This week at the movies, we’ve got a dog and his boy (Mr. Peabody & Sherman, with voice performances by Ty Burrell and Stephen Colbert) and some raging Spartans (300: Rise of an Empire, starring Sullivan Stapleton and Eva Green). What do the critics have to say?
It’s never easy to stretch a series of shorts to feature-film length, especially when the source material is largely unfamiliar to its intended audience. Fortunately, critics say Mr. Peabody & Sherman is a mostly successful big screen adaptation, with enough cleverness and goofy action to please kids and their parents. Canine genius Mr. Peabody (voiced by Ty Burrell) and his adopted charge Sherman (Max Charles) use the WABAC machine to travel back in time and ensure that history’s greatest moments happen as they should. However, when Sherman takes the machine for a joyride to impress a classmate, it’s up to his doggie guardian to rescue him. The critics say Mr. Peabody & Sherman sometimes strains to maintain the inspired lunacy of the original cartoons, but most of the time, it’s bright, funny, exciting, and heartfelt. (Check out this week’s Total Recall, in which we run down some memorable time travel movies, as well as our interviews with the cast.)

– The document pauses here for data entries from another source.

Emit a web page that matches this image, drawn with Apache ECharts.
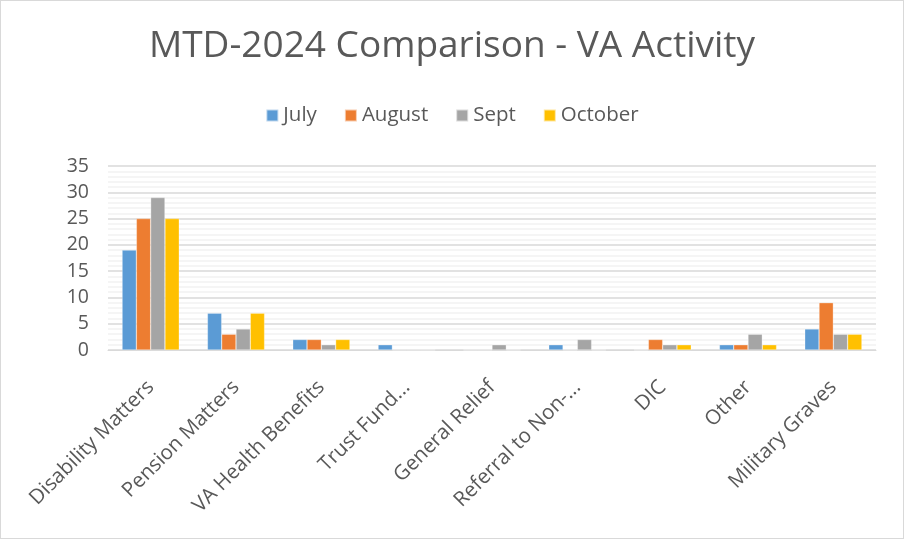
<!DOCTYPE html>
<html>
<head>
<meta charset="utf-8">
<script src="https://cdn.jsdelivr.net/npm/echarts@6/dist/echarts.min.js"></script>
<style>
html, body { margin: 0; padding: 0; background: #fff; }
#main {
  width: 904px;
  height: 539px;
  box-sizing: border-box;
  border: 1px solid #d9d9d9;
}
</style>
</head>
<body>
<div id="main"></div>
<script>
const categories = ['Disability Matters', 'Pension Matters', 'VA Health Benefits', 'Trust Fund...', 'General Relief', 'Referral to Non-...', 'DIC', 'Other', 'Military Graves']
const july = [19, 7, 2, 1, 0, 1, 0, 1, 4]
const august = [25, 3, 2, 0, 0, 0, 2, 1, 9]
const sept = [29, 4, 1, 0, 1, 2, 1, 3, 3]
const october = [25, 7, 2, 0, 0, 0, 1, 1, 3]

const names = ['July', 'August', 'Sept', 'October']
const colors = ['#5b9bd5', '#ed7d31', '#a5a5a5', '#ffc000']
const seriesData = [july, august, sept, october]

const font = '"Open Sans", sans-serif'
const chart = echarts.init(document.getElementById('main'))
chart.setOption({
  animation: false,
  textStyle: { fontFamily: font },
  title: {
    text: 'MTD-2024 Comparison - VA Activity',
    left: 'center',
    top: 22,
    textStyle: { color: '#595959', fontSize: 37, fontWeight: 'normal', fontFamily: font }
  },
  legend: {
    top: 99,
    left: 'center',
    itemWidth: 12,
    itemHeight: 12,
    itemGap: 27,
    icon: 'rect',
    textStyle: { color: '#595959', fontSize: 20.5, fontFamily: font },
    data: names
  },
  grid: {
    left: 107,
    right: 27,
    top: 165,
    bottom: 188
  },
  xAxis: {
    type: 'category',
    data: categories,
    axisLine: { show: true, lineStyle: { color: '#d9d9d9' } },
    axisTick: { show: false },
    axisLabel: {
      rotate: 45,
      interval: 0,
      color: '#595959',
      fontSize: 20.5,
      margin: 34,
      fontFamily: font
    }
  },
  yAxis: {
    type: 'value',
    min: 0,
    max: 35,
    interval: 5,
    axisLine: { show: false },
    axisTick: { show: false },
    axisLabel: { color: '#595959', fontSize: 19.5, margin: 19, fontFamily: font },
    splitLine: { lineStyle: { color: '#d9d9d9', width: 1.5 } },
    minorTick: { show: false, splitNumber: 5 },
    minorSplitLine: { show: true, lineStyle: { color: '#f2f2f2', width: 1.5 } }
  },
  series: seriesData.map((d, i) => ({
    name: names[i],
    type: 'bar',
    data: d,
    barGap: '0%',
    barCategoryGap: '33%',
    itemStyle: { color: colors[i], borderColor: 'rgba(255,255,255,0.6)', borderWidth: 0.5 }
  }))
})
</script>
</body>
</html>
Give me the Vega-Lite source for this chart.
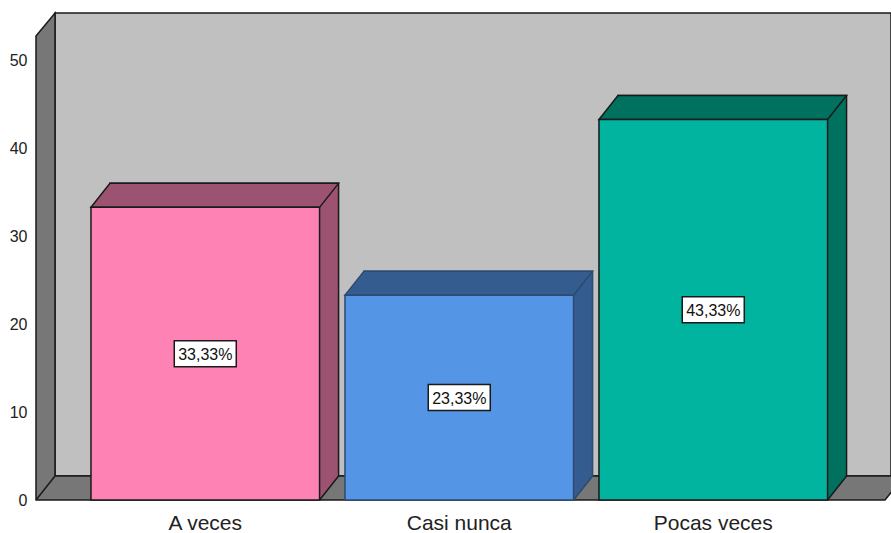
{
  "$schema": "https://vega.github.io/schema/vega-lite/v6.json",
  "width": 836,
  "height": 463,
  "padding": {"left": 55, "top": 13, "right": 0, "bottom": 57},
  "autosize": {"type": "none"},
  "background": "white",
  "config": {
    "view": {"fill": "#C0C0C0", "stroke": "#1a1a1a", "strokeWidth": 1.5},
    "font": "Liberation Sans",
    "axis": {"grid": false, "domain": false, "ticks": false, "labelFont": "Liberation Sans", "labelColor": "#222222"},
    "axisX": {"offset": 24, "labelOffset": -19, "labelPadding": 12, "labelFontSize": 21, "labelAngle": 0},
    "axisY": {"offset": 19, "labelOffset": 24, "labelPadding": 9, "labelFontSize": 16, "tickCount": 6}
  },
  "data": {"values": [
    {"categoria": "A veces", "porcentaje": 33.33, "etiqueta": "33,33%"},
    {"categoria": "Casi nunca", "porcentaje": 23.33, "etiqueta": "23,33%"},
    {"categoria": "Pocas veces", "porcentaje": 43.33, "etiqueta": "43,33%"}
  ]},
  "layer": [
    {
      "resolve": {"scale": {"fill": "independent"}},
      "layer": [
        {
          "data": {"values": [{"parte": "paredes"}]},
          "mark": {"type": "point", "shape": "M-437,-440 L-418,-463 L-418,0 L431,0 L412,24 L-437,24 Z M-437,24 L-418,0", "size": 4, "filled": true, "fill": "#777777", "stroke": "#1a1a1a", "strokeWidth": 1.5, "opacity": 1},
          "encoding": {
            "y": {"datum": 0, "type": "quantitative", "title": null, "scale": {"domain": [0, 52.73], "nice": false}}
          }
        },
        {
          "mark": {"type": "bar", "strokeWidth": 1.5, "opacity": 1},
          "encoding": {
            "x": {"field": "categoria", "type": "nominal", "title": null, "scale": {"domain": ["A veces", "Casi nunca", "Pocas veces"], "paddingInner": 0.1, "paddingOuter": 0.1957, "align": 0.553}},
            "y": {"field": "porcentaje", "type": "quantitative", "title": null, "stack": null, "scale": {"domain": [0, 52.73], "nice": false}},
            "y2": {"datum": 0},
            "fill": {"field": "categoria", "type": "nominal", "scale": {"domain": ["A veces", "Casi nunca", "Pocas veces"], "range": ["#9C5371", "#345C8E", "#00705F"]}, "legend": null},
            "stroke": {"field": "categoria", "type": "nominal", "scale": {"domain": ["A veces", "Casi nunca", "Pocas veces"], "range": ["#1a1a1a", "#2c4a72", "#1a1a1a"]}, "legend": null}
          }
        },
        {
          "mark": {"type": "point", "shape": "M-114.3,0 L114.3,0 L95.3,24 L-133.3,24 Z", "size": 4, "filled": true, "strokeWidth": 1.5, "opacity": 1},
          "encoding": {
            "x": {"field": "categoria", "type": "nominal", "title": null, "scale": {"domain": ["A veces", "Casi nunca", "Pocas veces"], "paddingInner": 0.1, "paddingOuter": 0.1957, "align": 0.553}},
            "y": {"field": "porcentaje", "type": "quantitative", "title": null, "stack": null, "scale": {"domain": [0, 52.73], "nice": false}},
            "fill": {"field": "categoria", "type": "nominal", "scale": {"domain": ["A veces", "Casi nunca", "Pocas veces"], "range": ["#9C5371", "#345C8E", "#00705F"]}, "legend": null},
            "stroke": {"field": "categoria", "type": "nominal", "scale": {"domain": ["A veces", "Casi nunca", "Pocas veces"], "range": ["#1a1a1a", "#2c4a72", "#1a1a1a"]}, "legend": null}
          }
        },
        {
          "mark": {"type": "point", "shape": "M95.3,24 L113.6,0.9 L113.6,-1.7 L95.3,-1.7 Z", "size": 4, "filled": true, "strokeWidth": 0, "opacity": 1},
          "encoding": {
            "x": {"field": "categoria", "type": "nominal", "title": null, "scale": {"domain": ["A veces", "Casi nunca", "Pocas veces"], "paddingInner": 0.1, "paddingOuter": 0.1957, "align": 0.553}},
            "y": {"datum": 0, "type": "quantitative", "title": null, "scale": {"domain": [0, 52.73], "nice": false}},
            "fill": {"field": "categoria", "type": "nominal", "scale": {"domain": ["A veces", "Casi nunca", "Pocas veces"], "range": ["#9C5371", "#345C8E", "#00705F"]}, "legend": null}
          }
        },
        {
          "mark": {"type": "point", "shape": "M95.3,24 L114.3,0", "size": 4, "filled": false, "strokeWidth": 1.5, "opacity": 1},
          "encoding": {
            "x": {"field": "categoria", "type": "nominal", "title": null, "scale": {"domain": ["A veces", "Casi nunca", "Pocas veces"], "paddingInner": 0.1, "paddingOuter": 0.1957, "align": 0.553}},
            "y": {"datum": 0, "type": "quantitative", "title": null, "scale": {"domain": [0, 52.73], "nice": false}},
            "stroke": {"field": "categoria", "type": "nominal", "scale": {"domain": ["A veces", "Casi nunca", "Pocas veces"], "range": ["#1a1a1a", "#2c4a72", "#1a1a1a"]}, "legend": null}
          }
        },
        {
          "mark": {"type": "bar", "strokeWidth": 1.5, "opacity": 1, "xOffset": -19, "yOffset": 24, "y2Offset": 24},
          "encoding": {
            "x": {"field": "categoria", "type": "nominal", "title": null, "scale": {"domain": ["A veces", "Casi nunca", "Pocas veces"], "paddingInner": 0.1, "paddingOuter": 0.1957, "align": 0.553}},
            "y": {"field": "porcentaje", "type": "quantitative", "title": null, "stack": null, "scale": {"domain": [0, 52.73], "nice": false}, "axis": {"values": [0, 10, 20, 30, 40, 50]}},
            "y2": {"datum": 0},
            "fill": {"field": "categoria", "type": "nominal", "scale": {"domain": ["A veces", "Casi nunca", "Pocas veces"], "range": ["#FF82B4", "#5595E5", "#00B4A0"]}, "legend": null},
            "stroke": {"field": "categoria", "type": "nominal", "scale": {"domain": ["A veces", "Casi nunca", "Pocas veces"], "range": ["#1a1a1a", "#2c4a72", "#1a1a1a"]}, "legend": null}
          }
        }
      ]
    },
    {
      "encoding": {
        "x": {"field": "categoria", "type": "nominal", "title": null, "scale": {"domain": ["A veces", "Casi nunca", "Pocas veces"], "paddingInner": 0.1, "paddingOuter": 0.1957, "align": 0.553}},
        "y": {"field": "porcentaje", "type": "quantitative", "title": null, "stack": null, "scale": {"domain": [0, 105.46], "nice": false}, "axis": null}
      },
      "layer": [
        {
          "mark": {"type": "point", "shape": "M-31,-13 L31,-13 L31,13 L-31,13 Z", "size": 4, "filled": true, "fill": "#ffffff", "stroke": "#1a1a1a", "strokeWidth": 1.5, "opacity": 1, "xOffset": -19, "yOffset": 24}
        },
        {
          "mark": {"type": "text", "font": "Liberation Sans", "fontSize": 16, "fill": "#111111", "align": "center", "baseline": "middle", "dx": -19, "dy": 25},
          "encoding": {"text": {"field": "etiqueta"}}
        }
      ]
    }
  ],
  "resolve": {"scale": {"y": "independent"}}
}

If you’re in the mood stylized bloodshed, you’re in luck: 300: Rise of an Empire is chock full of beheadings, hacked-off limbs, and gallons of blood. But critics say beyond its admittedly impressive visuals, the film is short on the heroic bombast of its predecessor. This time out, it’s a band of plucky seafaring Greeks, lead by Themistokles (Sullivan Stapleton) against the mighty Persian navy, headed by Artemisia (Eva Green); as we eventually learn through a series of flashbacks, this fight is partially driven by personal animosity. The pundits say Green is fantastic as a bellicose she-devil, but little resonates in 300: Rise of an Empire beyond the lovingly rendered killings and decapitations. (Check out this week’s 24 Frames for a gallery of big stars in togas.)
Miele, a drama about a woman who secretly helps people with terminal illnesses to die on their own terms, is at 100 percent.
Particle Fever, a documentary about the physicists working to find the Higgs boson particle, is at 92 percent.
In Fear, a thriller about a couple that gets lost en route to a would-be romantic getaway, is at 90 percent.
Journey To The West, Stephen Chow‘s adaptation of the classic Chinese novel about a Buddhist monk’s epic excursion from China to India, is at 90 percent.
Wes Anderson‘s The Grand Budapest Hotel, starring Ralph Fiennes and Saoirse Ronan in a period comedy about the adventures of a concierge and the oddball inhabitants of an ornate hotel, is Certified Fresh at 86 percent.
Grand Piano, starring Elijah Wood and John Cusack in a thriller about a concert pianist who must deliver a flawless performance to stave off a sniper, is at 82 percent.
Bethlehem, a drama about the tense relationship between an Israeli Secret Service officer and a Palestinian informant, is at 65 percent.
The Face of Love, starring Annette Bening and Ed Harris in a drama about a widow who meets a man who’s the spitting image of her dead husband, is at 53 percent.
Haunt, a horror film about a family that moves into an old house and stirs a malevolent curse, is at 20 percent.